In 21st-century Japan the mystic power of her breed was still invoked everywhere. Children wore tortoiseshell charms as amulets to keep them well. Nervous students cramming for exams put pictures of cats much like her on their bedroom walls. Most ubiquitous of all, the Maneki-neko, or beckoning cat (almost always a tortoiseshell), waved outside shops, restaurants and gambling parlours to draw customers in. These plastic cats stared rudely at one and all, where she appraised people with a green-eyed and sleepy gaze; their paws sawed up and down, where she made a virtue of curled immobility. In betting places they held up big gold coins to show they could bring good fortune. With a combination of punctuality, divinity and good manners, she achieved the same.
She was trained young by her mother, Miiko, outside the grocer’s shop by Kishi station. They would laze there in the sun to bewitch passers-by into suddenly needing a bag of rice or a bottle of mirin, and in exchange the grocer, Toshiko Koyama, gave them food. The bargain seemed a good one; the grocer prospered. Tama, too, grew sleeker as she improved her powers.
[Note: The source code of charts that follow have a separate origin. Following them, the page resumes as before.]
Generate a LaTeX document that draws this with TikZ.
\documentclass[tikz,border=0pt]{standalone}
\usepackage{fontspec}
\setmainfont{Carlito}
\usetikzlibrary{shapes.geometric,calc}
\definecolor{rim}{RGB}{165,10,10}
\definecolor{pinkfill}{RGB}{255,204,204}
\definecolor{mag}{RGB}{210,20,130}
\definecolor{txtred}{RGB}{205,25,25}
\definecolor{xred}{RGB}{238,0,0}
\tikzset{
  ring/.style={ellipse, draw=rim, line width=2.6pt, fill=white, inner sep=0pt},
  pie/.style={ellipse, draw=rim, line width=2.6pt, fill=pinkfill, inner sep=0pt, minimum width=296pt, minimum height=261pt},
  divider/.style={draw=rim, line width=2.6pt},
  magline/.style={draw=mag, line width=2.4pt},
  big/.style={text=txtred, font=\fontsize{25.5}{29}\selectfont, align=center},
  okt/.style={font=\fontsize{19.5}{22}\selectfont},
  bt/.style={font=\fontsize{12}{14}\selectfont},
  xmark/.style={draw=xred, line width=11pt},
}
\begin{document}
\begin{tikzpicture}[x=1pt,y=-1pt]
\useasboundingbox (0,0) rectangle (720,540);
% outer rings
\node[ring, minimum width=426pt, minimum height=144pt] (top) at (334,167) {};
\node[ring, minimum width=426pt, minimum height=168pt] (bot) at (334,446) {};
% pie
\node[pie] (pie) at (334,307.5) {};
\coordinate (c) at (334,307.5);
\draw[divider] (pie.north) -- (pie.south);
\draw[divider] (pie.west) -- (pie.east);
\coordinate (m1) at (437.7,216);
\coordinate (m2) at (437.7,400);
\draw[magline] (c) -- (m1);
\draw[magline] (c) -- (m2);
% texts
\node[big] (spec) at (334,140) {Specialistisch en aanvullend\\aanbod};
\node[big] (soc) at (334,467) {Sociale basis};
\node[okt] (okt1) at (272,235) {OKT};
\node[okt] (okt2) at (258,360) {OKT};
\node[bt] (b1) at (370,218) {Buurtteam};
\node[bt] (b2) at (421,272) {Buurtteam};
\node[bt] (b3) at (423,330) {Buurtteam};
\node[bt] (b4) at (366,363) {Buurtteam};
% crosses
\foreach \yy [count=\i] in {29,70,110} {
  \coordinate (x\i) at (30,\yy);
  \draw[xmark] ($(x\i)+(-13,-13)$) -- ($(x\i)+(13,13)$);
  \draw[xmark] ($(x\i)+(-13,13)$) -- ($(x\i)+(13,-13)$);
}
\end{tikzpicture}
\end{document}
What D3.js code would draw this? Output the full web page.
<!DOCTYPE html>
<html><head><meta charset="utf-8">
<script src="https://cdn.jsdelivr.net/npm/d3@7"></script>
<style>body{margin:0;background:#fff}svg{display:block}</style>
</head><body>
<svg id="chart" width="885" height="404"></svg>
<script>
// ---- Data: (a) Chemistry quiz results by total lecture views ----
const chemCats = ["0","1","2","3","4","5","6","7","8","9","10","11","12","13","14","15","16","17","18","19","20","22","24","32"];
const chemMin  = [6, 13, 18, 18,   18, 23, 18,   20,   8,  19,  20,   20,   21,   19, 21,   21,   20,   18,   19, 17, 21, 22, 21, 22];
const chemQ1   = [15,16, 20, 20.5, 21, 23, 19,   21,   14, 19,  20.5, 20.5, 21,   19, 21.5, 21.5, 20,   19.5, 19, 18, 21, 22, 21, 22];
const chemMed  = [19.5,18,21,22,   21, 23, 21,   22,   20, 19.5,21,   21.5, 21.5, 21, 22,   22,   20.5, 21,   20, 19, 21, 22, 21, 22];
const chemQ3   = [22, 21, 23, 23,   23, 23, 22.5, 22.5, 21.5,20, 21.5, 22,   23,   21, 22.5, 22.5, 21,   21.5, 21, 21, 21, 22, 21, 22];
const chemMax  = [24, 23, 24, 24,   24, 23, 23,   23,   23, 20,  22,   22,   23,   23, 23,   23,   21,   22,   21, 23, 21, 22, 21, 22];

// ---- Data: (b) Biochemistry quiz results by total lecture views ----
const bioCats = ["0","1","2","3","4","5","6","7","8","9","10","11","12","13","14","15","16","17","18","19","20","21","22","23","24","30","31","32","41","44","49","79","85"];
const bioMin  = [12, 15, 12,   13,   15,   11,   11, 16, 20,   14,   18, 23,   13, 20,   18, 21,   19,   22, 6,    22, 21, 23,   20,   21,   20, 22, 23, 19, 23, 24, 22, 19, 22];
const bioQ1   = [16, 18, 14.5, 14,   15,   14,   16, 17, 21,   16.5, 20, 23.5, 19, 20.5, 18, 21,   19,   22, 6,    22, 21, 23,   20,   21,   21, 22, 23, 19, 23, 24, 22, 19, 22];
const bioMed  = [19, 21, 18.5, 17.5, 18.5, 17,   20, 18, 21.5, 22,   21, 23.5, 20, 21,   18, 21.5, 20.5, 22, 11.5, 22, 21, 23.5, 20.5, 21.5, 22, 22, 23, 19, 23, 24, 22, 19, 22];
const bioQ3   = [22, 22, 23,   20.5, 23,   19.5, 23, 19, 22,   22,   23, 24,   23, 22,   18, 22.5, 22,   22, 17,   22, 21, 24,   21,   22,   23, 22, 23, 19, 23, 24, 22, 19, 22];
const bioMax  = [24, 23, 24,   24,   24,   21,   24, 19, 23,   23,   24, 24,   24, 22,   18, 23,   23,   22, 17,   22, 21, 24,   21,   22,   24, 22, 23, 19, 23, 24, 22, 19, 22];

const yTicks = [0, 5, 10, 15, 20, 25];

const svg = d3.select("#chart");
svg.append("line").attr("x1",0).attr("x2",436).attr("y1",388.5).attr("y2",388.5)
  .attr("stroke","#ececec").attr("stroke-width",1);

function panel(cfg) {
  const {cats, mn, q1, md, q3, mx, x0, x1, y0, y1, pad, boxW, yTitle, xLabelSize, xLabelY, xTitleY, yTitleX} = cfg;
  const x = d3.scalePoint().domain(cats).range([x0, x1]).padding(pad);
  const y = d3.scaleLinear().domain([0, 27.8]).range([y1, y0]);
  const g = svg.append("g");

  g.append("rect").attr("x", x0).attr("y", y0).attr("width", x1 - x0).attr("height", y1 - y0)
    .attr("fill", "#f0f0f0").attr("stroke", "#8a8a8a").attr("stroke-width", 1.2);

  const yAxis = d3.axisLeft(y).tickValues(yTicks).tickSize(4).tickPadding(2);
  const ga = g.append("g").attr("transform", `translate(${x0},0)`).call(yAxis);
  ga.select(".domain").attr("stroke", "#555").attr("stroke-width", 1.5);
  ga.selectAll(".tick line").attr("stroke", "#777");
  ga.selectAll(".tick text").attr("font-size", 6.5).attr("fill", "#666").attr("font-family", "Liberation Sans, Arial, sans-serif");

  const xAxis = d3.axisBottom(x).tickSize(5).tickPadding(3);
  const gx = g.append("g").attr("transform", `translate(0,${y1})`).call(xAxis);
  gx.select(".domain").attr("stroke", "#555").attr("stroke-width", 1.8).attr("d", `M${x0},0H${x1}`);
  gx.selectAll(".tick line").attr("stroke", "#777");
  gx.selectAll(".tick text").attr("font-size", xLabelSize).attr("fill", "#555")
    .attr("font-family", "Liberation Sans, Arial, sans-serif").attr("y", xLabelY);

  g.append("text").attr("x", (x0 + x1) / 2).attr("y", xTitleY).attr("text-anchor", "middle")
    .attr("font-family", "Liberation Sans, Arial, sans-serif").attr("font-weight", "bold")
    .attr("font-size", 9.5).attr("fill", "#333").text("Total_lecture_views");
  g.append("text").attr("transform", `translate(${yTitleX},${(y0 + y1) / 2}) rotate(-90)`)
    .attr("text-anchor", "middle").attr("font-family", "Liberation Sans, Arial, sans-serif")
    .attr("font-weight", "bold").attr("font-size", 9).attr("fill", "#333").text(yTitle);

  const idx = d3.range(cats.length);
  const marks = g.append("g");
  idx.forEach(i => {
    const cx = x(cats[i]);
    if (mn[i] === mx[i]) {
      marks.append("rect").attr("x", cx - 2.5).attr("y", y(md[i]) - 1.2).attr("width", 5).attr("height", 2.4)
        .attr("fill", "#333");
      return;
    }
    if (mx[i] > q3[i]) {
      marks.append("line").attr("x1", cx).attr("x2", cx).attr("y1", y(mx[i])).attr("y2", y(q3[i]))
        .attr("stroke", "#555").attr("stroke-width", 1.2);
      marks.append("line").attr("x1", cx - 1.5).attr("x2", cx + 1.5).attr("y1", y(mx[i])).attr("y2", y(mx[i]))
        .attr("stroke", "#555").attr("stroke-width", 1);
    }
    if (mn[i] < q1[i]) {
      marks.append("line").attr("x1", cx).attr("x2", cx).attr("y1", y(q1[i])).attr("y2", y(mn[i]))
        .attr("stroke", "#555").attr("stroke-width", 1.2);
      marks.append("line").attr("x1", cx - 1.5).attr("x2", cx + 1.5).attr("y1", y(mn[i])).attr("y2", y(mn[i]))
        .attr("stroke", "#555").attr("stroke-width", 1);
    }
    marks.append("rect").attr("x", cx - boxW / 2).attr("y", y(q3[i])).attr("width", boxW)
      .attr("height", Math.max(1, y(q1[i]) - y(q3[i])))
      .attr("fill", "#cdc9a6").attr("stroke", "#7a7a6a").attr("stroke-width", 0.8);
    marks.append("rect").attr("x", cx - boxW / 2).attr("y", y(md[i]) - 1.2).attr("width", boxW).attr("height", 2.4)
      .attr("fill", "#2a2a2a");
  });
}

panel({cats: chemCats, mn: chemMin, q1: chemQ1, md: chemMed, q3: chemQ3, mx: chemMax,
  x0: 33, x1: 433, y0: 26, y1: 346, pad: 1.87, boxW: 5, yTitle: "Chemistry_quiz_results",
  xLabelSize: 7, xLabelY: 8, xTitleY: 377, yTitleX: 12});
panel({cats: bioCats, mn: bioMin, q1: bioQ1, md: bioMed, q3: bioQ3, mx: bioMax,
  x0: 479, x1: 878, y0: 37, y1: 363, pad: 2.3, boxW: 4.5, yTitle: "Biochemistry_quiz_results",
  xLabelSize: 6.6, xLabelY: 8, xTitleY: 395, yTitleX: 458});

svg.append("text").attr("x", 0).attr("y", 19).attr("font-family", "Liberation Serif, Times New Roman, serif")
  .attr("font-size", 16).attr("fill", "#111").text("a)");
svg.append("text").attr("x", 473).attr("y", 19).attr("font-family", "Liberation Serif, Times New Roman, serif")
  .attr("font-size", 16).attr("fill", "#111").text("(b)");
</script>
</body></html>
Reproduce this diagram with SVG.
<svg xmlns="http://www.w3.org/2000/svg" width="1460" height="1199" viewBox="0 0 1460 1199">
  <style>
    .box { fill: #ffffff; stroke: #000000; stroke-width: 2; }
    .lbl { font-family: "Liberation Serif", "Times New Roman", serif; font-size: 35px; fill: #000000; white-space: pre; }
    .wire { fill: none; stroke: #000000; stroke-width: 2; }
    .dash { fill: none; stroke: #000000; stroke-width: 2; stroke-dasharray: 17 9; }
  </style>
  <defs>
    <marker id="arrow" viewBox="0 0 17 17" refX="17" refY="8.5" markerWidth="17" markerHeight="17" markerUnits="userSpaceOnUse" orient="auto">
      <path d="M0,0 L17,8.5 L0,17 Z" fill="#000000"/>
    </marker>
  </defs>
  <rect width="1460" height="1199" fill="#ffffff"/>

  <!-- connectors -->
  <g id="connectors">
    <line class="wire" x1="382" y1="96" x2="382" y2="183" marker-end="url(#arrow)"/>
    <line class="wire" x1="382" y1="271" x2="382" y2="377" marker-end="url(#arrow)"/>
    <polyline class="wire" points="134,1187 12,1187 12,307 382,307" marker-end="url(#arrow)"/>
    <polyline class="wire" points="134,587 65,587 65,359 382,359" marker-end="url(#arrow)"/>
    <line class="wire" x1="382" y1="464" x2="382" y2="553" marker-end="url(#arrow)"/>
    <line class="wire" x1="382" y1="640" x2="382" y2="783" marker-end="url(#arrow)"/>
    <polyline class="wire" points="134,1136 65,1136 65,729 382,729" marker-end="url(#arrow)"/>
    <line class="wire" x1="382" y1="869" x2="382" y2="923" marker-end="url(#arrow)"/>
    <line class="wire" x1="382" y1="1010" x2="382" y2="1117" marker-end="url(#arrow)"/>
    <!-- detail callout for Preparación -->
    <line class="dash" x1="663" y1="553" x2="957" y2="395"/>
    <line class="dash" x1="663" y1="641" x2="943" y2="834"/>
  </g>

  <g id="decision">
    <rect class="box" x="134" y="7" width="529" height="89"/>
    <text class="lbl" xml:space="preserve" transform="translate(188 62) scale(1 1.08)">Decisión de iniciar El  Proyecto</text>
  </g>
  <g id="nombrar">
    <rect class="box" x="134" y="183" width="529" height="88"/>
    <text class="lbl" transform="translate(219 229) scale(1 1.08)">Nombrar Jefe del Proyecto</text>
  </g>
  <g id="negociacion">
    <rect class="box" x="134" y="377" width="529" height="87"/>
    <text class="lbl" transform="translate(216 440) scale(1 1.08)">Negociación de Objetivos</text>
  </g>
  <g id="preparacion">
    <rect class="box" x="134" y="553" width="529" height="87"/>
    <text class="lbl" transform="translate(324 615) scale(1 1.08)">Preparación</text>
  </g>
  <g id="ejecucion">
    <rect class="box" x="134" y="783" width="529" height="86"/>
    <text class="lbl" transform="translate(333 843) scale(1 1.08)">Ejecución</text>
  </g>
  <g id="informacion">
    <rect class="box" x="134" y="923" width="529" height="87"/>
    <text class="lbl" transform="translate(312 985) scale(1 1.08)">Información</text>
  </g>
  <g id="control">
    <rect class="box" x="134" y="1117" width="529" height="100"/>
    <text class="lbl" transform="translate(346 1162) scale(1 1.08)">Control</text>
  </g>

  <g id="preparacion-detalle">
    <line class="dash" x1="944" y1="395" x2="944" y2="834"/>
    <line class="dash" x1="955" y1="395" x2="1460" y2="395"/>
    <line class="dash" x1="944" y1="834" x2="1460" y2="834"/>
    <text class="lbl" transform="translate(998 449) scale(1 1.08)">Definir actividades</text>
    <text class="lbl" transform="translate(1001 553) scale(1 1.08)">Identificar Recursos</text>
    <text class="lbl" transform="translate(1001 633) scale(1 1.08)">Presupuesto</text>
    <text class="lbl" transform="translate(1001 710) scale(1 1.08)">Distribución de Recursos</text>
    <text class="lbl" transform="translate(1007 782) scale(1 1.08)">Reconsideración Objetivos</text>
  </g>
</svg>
From there, it was only natural that she should save Kishi station. The little halt sat on a line, nine miles long and with 12 somnolent stops, between Wakayama City and Kishigawa. By 2006 it was losing 500m yen ($4m) a year. It should have been closed, but the customers said no; so it was sold to the Wakayama Electric Railway, which laid off the last man at Kishi to try to save some money. Mr Koyama became informal station-keeper, and the next year Tama was appointed stationmaster.